Start Entries provided

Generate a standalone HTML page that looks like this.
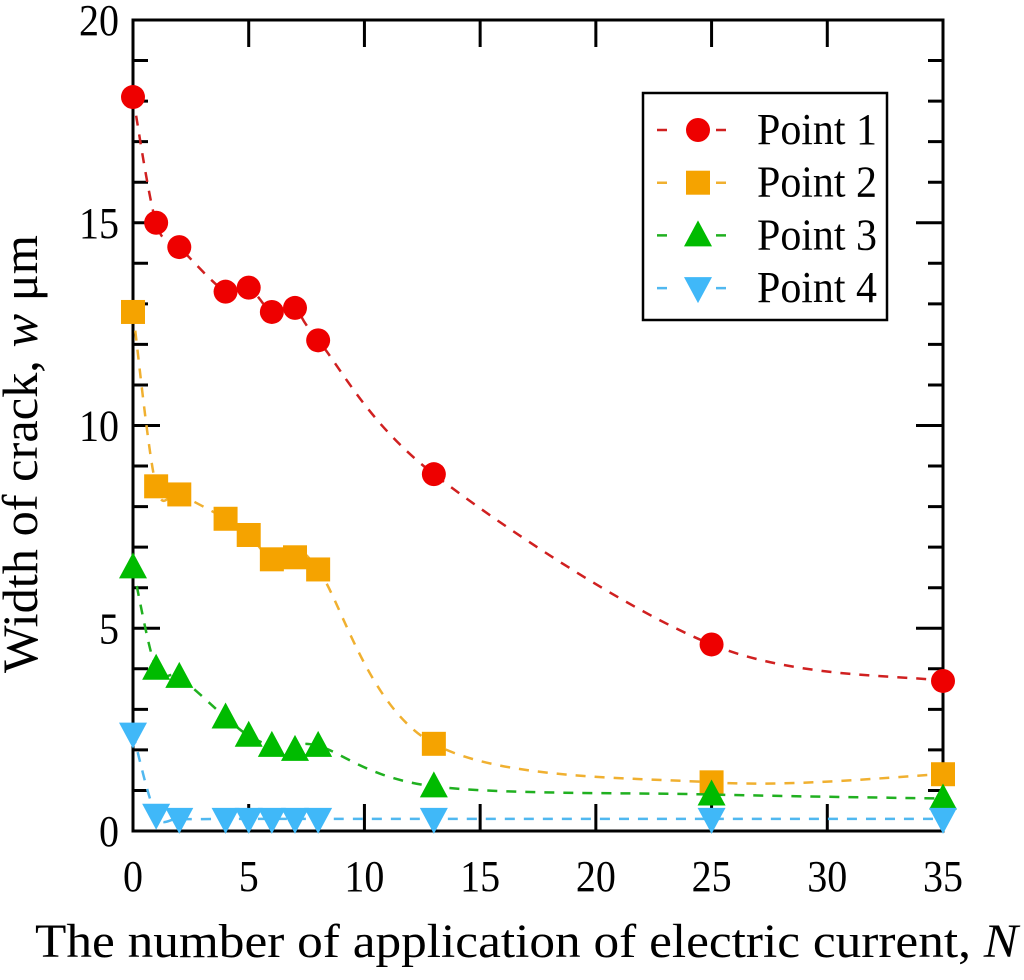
<!DOCTYPE html>
<html><head><meta charset="utf-8"><style>
html,body{margin:0;padding:0;background:#fff;}
svg{display:block;font-family:"Liberation Serif",serif;}
</style></head><body>
<svg id="chart" width="1024" height="980" xmlns="http://www.w3.org/2000/svg">
<g id="axes"></g>
<g id="series"></g>
<rect x="643" y="93" width="244" height="227" fill="#fff" stroke="#000" stroke-width="2.5"/>
<g id="legend"></g>
<text x="35" y="957" font-size="48" textLength="983" lengthAdjust="spacingAndGlyphs">The number of application of electric current, <tspan font-style="italic">N</tspan></text>
<text transform="translate(37,673) rotate(-90)" font-size="50" textLength="438" lengthAdjust="spacingAndGlyphs">Width of crack, <tspan font-style="italic">w</tspan> μm</text>
</svg>
<script>
const xVals = [0,1,2,4,5,6,7,8,13,25,35];
const point1 = [18.1,15,14.4,13.3,13.4,12.8,12.9,12.1,8.8,4.6,3.7];
const point2 = [12.8,8.5,8.3,7.7,7.3,6.7,6.75,6.45,2.15,1.2,1.4];
const point3 = [6.5,4,3.8,2.8,2.35,2.1,2.0,2.1,1.1,0.9,0.8];
const point4 = [2.4,0.4,0.3,0.3,0.3,0.3,0.3,0.3,0.3,0.3,0.3];
const seriesNames = ["Point 1","Point 2","Point 3","Point 4"];
const xTicks = [0,5,10,15,20,25,30,35];
const yTicks = [0,5,10,15,20];

const L=133,R=943,T=20,B=831;
const xs=v=>L+(v-0)/35*(R-L);
const ys=v=>B-(v/20)*(B-T);
const NS="http://www.w3.org/2000/svg";
function mk(tag,attrs,parent){const e=document.createElementNS(NS,tag);for(const k in attrs)e.setAttribute(k,attrs[k]);parent.appendChild(e);return e;}
const axes=document.getElementById('axes');
let fr=mk('rect',{x:L,y:T,width:R-L,height:B-T,fill:'none',stroke:'#000','stroke-width':3},axes);


xTicks.forEach(v=>{
  const x=xs(v);
  let t=mk('path',{d:`M${x},${B}v-27M${x},${T}v27`,stroke:'#000','stroke-width':3},axes);
  
  
  const s=String(v);
  let l=mk('text',{x:x,y:B+60,'font-size':44,'text-anchor':'middle',textLength:20*s.length,lengthAdjust:'spacingAndGlyphs'},axes);
  l.textContent=s;
  
  
});
for(let v=0;v<=20;v++){
  const y=ys(v);const len=v%5===0?27:15;
  let t=mk('path',{d:`M${L},${y}h${len}M${R},${y}h-${len}`,stroke:'#000','stroke-width':3},axes);
  
  
}
yTicks.forEach(v=>{
  const s=String(v);
  let l=mk('text',{x:119-20*s.length,y:ys(v)+15,'font-size':44,textLength:20*s.length,lengthAdjust:'spacingAndGlyphs'},axes);
  l.textContent=s;
  
  
});
const colors=['#e00','#f5a300','#00bb00','#40b8f8'];
const lineColors=['#d02020','#f0b030','#20b020','#50b8f0'];
const shapes=['circle','square','up','down'];
function marker(shape,x,y,color,parent){
  let e;
  if(shape==='circle')e=mk('circle',{cx:x,cy:y,r:12,fill:color},parent);
  else if(shape==='square')e=mk('rect',{x:x-12,y:y-12,width:24,height:24,fill:color},parent);
  else if(shape==='up')e=mk('path',{d:`M${x},${y-15}L${x+14},${y+11}L${x-14},${y+11}Z`,fill:color},parent);
  else e=mk('path',{d:`M${x},${y+15}L${x+14},${y-11}L${x-14},${y-11}Z`,fill:color},parent);
  return e;
}
function spline(pts){
  let d=`M${pts[0][0]},${pts[0][1]}`;
  for(let i=0;i<pts.length-1;i++){
    const p0=pts[Math.max(0,i-1)],p1=pts[i],p2=pts[i+1],p3=pts[Math.min(pts.length-1,i+2)];
    const c1x=p1[0]+(p2[0]-p0[0])/6,c1y=p1[1]+(p2[1]-p0[1])/6;
    const c2x=p2[0]-(p3[0]-p1[0])/6,c2y=p2[1]-(p3[1]-p1[1])/6;
    d+=`C${c1x},${c1y} ${c2x},${c2y} ${p2[0]},${p2[1]}`;
  }
  return d;
}
const sg=document.getElementById('series');
[point1,point2,point3,point4].forEach((data,si)=>{
  const g=mk('g',{},sg);
  
  
  const pts=xVals.map((x,i)=>[xs(x),ys(data[i])]);
  const ln=mk('path',{d:spline(pts),fill:'none',stroke:lineColors[si],'stroke-width':2.5,'stroke-dasharray':'10,9'},g);
  
  
  pts.forEach(p=>{
    const m=marker(shapes[si],p[0],p[1],colors[si],g);
    
    
  });
});
const lg=document.getElementById('legend');
seriesNames.forEach((n,i)=>{
  const y=130+i*52.7;
  const g=mk('g',{},lg);
  
  
  mk('path',{d:`M657,${y}h10M716,${y}h10`,stroke:lineColors[i],'stroke-width':2.5},g);
  marker(shapes[i],698,y,colors[i],g);
  const t=mk('text',{x:757,y:y+14,'font-size':44,textLength:120,lengthAdjust:'spacingAndGlyphs'},g);
  t.textContent=n;
});
</script>
</body></html>
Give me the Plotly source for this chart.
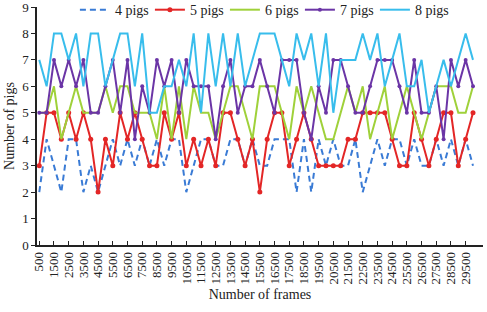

End Entries provided

Print every record above exactly as written, leaving out the pictures.

**Written reply**.
Generate a standalone HTML page that looks like this.
<!DOCTYPE html>
<html><head><meta charset="utf-8"><style>
html,body{margin:0;padding:0;background:#fff;}
svg{display:block;font-family:"Liberation Serif",serif;}
</style></head><body>
<svg id="chart" width="1024" height="980" xmlns="http://www.w3.org/2000/svg">
<g id="axes"></g>
<g id="series"></g>
<rect x="643" y="93" width="244" height="227" fill="#fff" stroke="#000" stroke-width="2.5"/>
<g id="legend"></g>
<text x="35" y="957" font-size="48" textLength="983" lengthAdjust="spacingAndGlyphs">The number of application of electric current, <tspan font-style="italic">N</tspan></text>
<text transform="translate(37,673) rotate(-90)" font-size="50" textLength="438" lengthAdjust="spacingAndGlyphs">Width of crack, <tspan font-style="italic">w</tspan> μm</text>
</svg>
<script>
const xVals = [0,1,2,4,5,6,7,8,13,25,35];
const point1 = [18.1,15,14.4,13.3,13.4,12.8,12.9,12.1,8.8,4.6,3.7];
const point2 = [12.8,8.5,8.3,7.7,7.3,6.7,6.75,6.45,2.15,1.2,1.4];
const point3 = [6.5,4,3.8,2.8,2.35,2.1,2.0,2.1,1.1,0.9,0.8];
const point4 = [2.4,0.4,0.3,0.3,0.3,0.3,0.3,0.3,0.3,0.3,0.3];
const seriesNames = ["Point 1","Point 2","Point 3","Point 4"];
const xTicks = [0,5,10,15,20,25,30,35];
const yTicks = [0,5,10,15,20];

const L=133,R=943,T=20,B=831;
const xs=v=>L+(v-0)/35*(R-L);
const ys=v=>B-(v/20)*(B-T);
const NS="http://www.w3.org/2000/svg";
function mk(tag,attrs,parent){const e=document.createElementNS(NS,tag);for(const k in attrs)e.setAttribute(k,attrs[k]);parent.appendChild(e);return e;}
const axes=document.getElementById('axes');
let fr=mk('rect',{x:L,y:T,width:R-L,height:B-T,fill:'none',stroke:'#000','stroke-width':3},axes);


xTicks.forEach(v=>{
  const x=xs(v);
  let t=mk('path',{d:`M${x},${B}v-27M${x},${T}v27`,stroke:'#000','stroke-width':3},axes);
  
  
  const s=String(v);
  let l=mk('text',{x:x,y:B+60,'font-size':44,'text-anchor':'middle',textLength:20*s.length,lengthAdjust:'spacingAndGlyphs'},axes);
  l.textContent=s;
  
  
});
for(let v=0;v<=20;v++){
  const y=ys(v);const len=v%5===0?27:15;
  let t=mk('path',{d:`M${L},${y}h${len}M${R},${y}h-${len}`,stroke:'#000','stroke-width':3},axes);
  
  
}
yTicks.forEach(v=>{
  const s=String(v);
  let l=mk('text',{x:119-20*s.length,y:ys(v)+15,'font-size':44,textLength:20*s.length,lengthAdjust:'spacingAndGlyphs'},axes);
  l.textContent=s;
  
  
});
const colors=['#e00','#f5a300','#00bb00','#40b8f8'];
const lineColors=['#d02020','#f0b030','#20b020','#50b8f0'];
const shapes=['circle','square','up','down'];
function marker(shape,x,y,color,parent){
  let e;
  if(shape==='circle')e=mk('circle',{cx:x,cy:y,r:12,fill:color},parent);
  else if(shape==='square')e=mk('rect',{x:x-12,y:y-12,width:24,height:24,fill:color},parent);
  else if(shape==='up')e=mk('path',{d:`M${x},${y-15}L${x+14},${y+11}L${x-14},${y+11}Z`,fill:color},parent);
  else e=mk('path',{d:`M${x},${y+15}L${x+14},${y-11}L${x-14},${y-11}Z`,fill:color},parent);
  return e;
}
function spline(pts){
  let d=`M${pts[0][0]},${pts[0][1]}`;
  for(let i=0;i<pts.length-1;i++){
    const p0=pts[Math.max(0,i-1)],p1=pts[i],p2=pts[i+1],p3=pts[Math.min(pts.length-1,i+2)];
    const c1x=p1[0]+(p2[0]-p0[0])/6,c1y=p1[1]+(p2[1]-p0[1])/6;
    const c2x=p2[0]-(p3[0]-p1[0])/6,c2y=p2[1]-(p3[1]-p1[1])/6;
    d+=`C${c1x},${c1y} ${c2x},${c2y} ${p2[0]},${p2[1]}`;
  }
  return d;
}
const sg=document.getElementById('series');
[point1,point2,point3,point4].forEach((data,si)=>{
  const g=mk('g',{},sg);
  
  
  const pts=xVals.map((x,i)=>[xs(x),ys(data[i])]);
  const ln=mk('path',{d:spline(pts),fill:'none',stroke:lineColors[si],'stroke-width':2.5,'stroke-dasharray':'10,9'},g);
  
  
  pts.forEach(p=>{
    const m=marker(shapes[si],p[0],p[1],colors[si],g);
    
    
  });
});
const lg=document.getElementById('legend');
seriesNames.forEach((n,i)=>{
  const y=130+i*52.7;
  const g=mk('g',{},lg);
  
  
  mk('path',{d:`M657,${y}h10M716,${y}h10`,stroke:lineColors[i],'stroke-width':2.5},g);
  marker(shapes[i],698,y,colors[i],g);
  const t=mk('text',{x:757,y:y+14,'font-size':44,textLength:120,lengthAdjust:'spacingAndGlyphs'},g);
  t.textContent=n;
});
</script>
</body></html>
Give me the Plotly source for this chart.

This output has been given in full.